Postby deacon » Wed May 09, 2012 7:21 pm

You have to understand the concept of rigidity. For the purposes of this post I will call it stickiness.

Wages are sticky. If the US dollar deflates (and therefore your purchasing power goes up) you should be paid less. Needless to say, you will be pretty unhappy if your employer cuts your pay. How often should pay be changed? Annually? Monthly? Currently the answer is annually; and generally it will be a raise. However, its not really a raise if it is in line with inflation. They are just paying you the same purchasing power.

The same holds true for most things. A company will not lower the price of an apple, if people are still willing to pay for an apple at previous prices. People will still demand a good even if it is "slightly" more expensive than it should be. What is the value of two cents? Will you rather go hungry than buy an apple that is two cents more expensive than it should be? This also gets into the concept of elasticity of demand (ie. normal, inferior, and luxury goods).

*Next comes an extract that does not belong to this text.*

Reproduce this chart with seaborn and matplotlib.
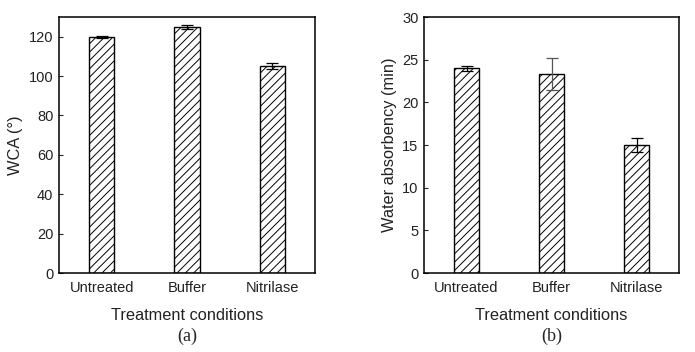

Now lets talk about your other question: "For the love of god how can gold and silver now be cheaper when bought in euros when euro weakness/dollar strength is the supposed cause of the decline in the first place?"

The Euro to Dollar exchange rate is 1 euro = 1.2945 US dollars.
On the website you provided gold is 1228.93 Euros, and 1589.00 Dollars.
1228.93 Euros x 1.2945 Dollars = 1590.84 Dollars

Gold is not cheaper in Euros. It is just about the same price as in Dollars.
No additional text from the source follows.